* BEGIN *

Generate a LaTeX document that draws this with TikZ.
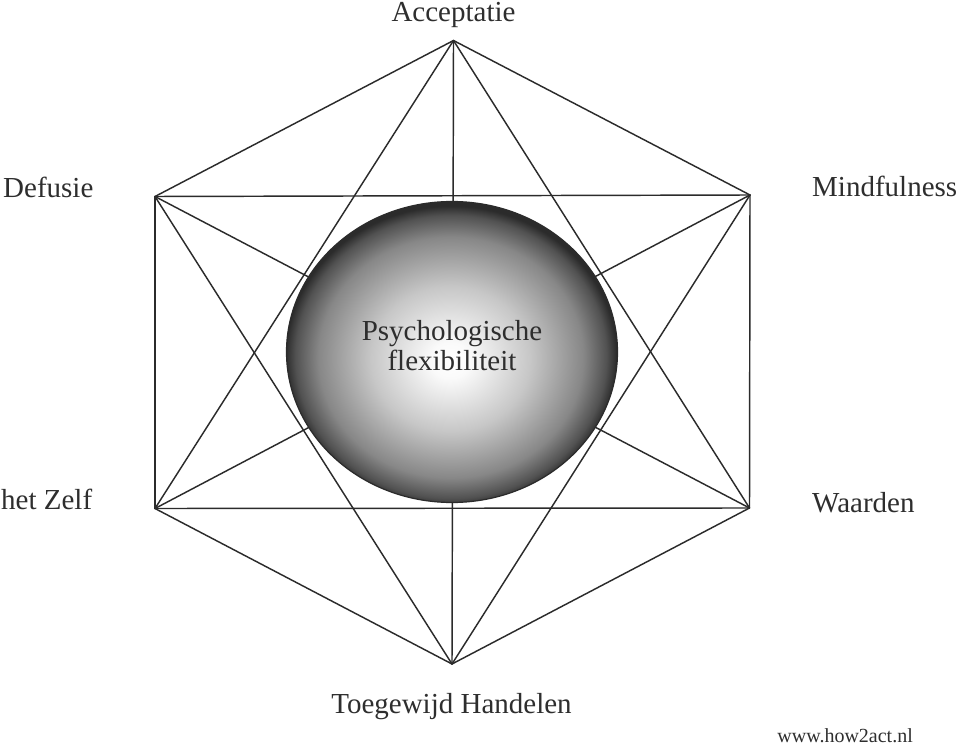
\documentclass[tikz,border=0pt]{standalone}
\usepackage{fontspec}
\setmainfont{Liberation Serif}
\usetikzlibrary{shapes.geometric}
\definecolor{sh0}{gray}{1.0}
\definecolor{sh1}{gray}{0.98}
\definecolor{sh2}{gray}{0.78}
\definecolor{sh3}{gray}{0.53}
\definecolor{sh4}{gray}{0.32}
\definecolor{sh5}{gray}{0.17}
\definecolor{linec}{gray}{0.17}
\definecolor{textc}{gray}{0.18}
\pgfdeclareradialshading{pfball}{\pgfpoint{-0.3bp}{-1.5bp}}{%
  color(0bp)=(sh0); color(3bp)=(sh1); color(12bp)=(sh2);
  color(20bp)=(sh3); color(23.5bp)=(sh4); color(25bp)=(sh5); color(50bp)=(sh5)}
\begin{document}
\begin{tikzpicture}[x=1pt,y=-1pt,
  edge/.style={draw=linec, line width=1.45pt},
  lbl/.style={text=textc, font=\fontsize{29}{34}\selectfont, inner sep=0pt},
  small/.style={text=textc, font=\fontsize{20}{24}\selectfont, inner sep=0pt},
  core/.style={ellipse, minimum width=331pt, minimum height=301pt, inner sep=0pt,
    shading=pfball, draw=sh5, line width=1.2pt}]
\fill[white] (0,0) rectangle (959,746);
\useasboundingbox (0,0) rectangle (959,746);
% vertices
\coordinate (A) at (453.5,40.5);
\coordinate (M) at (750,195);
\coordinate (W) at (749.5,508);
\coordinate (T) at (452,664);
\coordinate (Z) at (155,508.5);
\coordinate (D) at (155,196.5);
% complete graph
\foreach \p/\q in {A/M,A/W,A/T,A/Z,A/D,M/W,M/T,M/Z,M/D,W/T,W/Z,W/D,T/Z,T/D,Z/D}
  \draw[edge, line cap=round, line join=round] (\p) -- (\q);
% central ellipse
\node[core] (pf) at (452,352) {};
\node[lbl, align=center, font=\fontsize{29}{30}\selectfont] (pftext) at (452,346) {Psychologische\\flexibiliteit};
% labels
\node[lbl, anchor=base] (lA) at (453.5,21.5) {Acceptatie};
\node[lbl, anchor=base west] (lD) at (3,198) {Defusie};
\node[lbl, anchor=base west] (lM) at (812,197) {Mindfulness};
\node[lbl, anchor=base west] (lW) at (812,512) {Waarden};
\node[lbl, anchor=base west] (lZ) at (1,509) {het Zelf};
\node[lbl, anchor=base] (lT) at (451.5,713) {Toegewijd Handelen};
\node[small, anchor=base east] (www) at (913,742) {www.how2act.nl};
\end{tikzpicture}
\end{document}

* END *

→ TASK GOAL: Copy the listing in full and without alteration, omitting every picture.

→ FINISHED EXERCISE:
Generate a LaTeX document that draws this with TikZ.
\documentclass[tikz,border=0pt]{standalone}
\usepackage{fontspec}
\setmainfont{Liberation Serif}
\usetikzlibrary{shapes.geometric}
\definecolor{sh0}{gray}{1.0}
\definecolor{sh1}{gray}{0.98}
\definecolor{sh2}{gray}{0.78}
\definecolor{sh3}{gray}{0.53}
\definecolor{sh4}{gray}{0.32}
\definecolor{sh5}{gray}{0.17}
\definecolor{linec}{gray}{0.17}
\definecolor{textc}{gray}{0.18}
\pgfdeclareradialshading{pfball}{\pgfpoint{-0.3bp}{-1.5bp}}{%
  color(0bp)=(sh0); color(3bp)=(sh1); color(12bp)=(sh2);
  color(20bp)=(sh3); color(23.5bp)=(sh4); color(25bp)=(sh5); color(50bp)=(sh5)}
\begin{document}
\begin{tikzpicture}[x=1pt,y=-1pt,
  edge/.style={draw=linec, line width=1.45pt},
  lbl/.style={text=textc, font=\fontsize{29}{34}\selectfont, inner sep=0pt},
  small/.style={text=textc, font=\fontsize{20}{24}\selectfont, inner sep=0pt},
  core/.style={ellipse, minimum width=331pt, minimum height=301pt, inner sep=0pt,
    shading=pfball, draw=sh5, line width=1.2pt}]
\fill[white] (0,0) rectangle (959,746);
\useasboundingbox (0,0) rectangle (959,746);
% vertices
\coordinate (A) at (453.5,40.5);
\coordinate (M) at (750,195);
\coordinate (W) at (749.5,508);
\coordinate (T) at (452,664);
\coordinate (Z) at (155,508.5);
\coordinate (D) at (155,196.5);
% complete graph
\foreach \p/\q in {A/M,A/W,A/T,A/Z,A/D,M/W,M/T,M/Z,M/D,W/T,W/Z,W/D,T/Z,T/D,Z/D}
  \draw[edge, line cap=round, line join=round] (\p) -- (\q);
% central ellipse
\node[core] (pf) at (452,352) {};
\node[lbl, align=center, font=\fontsize{29}{30}\selectfont] (pftext) at (452,346) {Psychologische\\flexibiliteit};
% labels
\node[lbl, anchor=base] (lA) at (453.5,21.5) {Acceptatie};
\node[lbl, anchor=base west] (lD) at (3,198) {Defusie};
\node[lbl, anchor=base west] (lM) at (812,197) {Mindfulness};
\node[lbl, anchor=base west] (lW) at (812,512) {Waarden};
\node[lbl, anchor=base west] (lZ) at (1,509) {het Zelf};
\node[lbl, anchor=base] (lT) at (451.5,713) {Toegewijd Handelen};
\node[small, anchor=base east] (www) at (913,742) {www.how2act.nl};
\end{tikzpicture}
\end{document}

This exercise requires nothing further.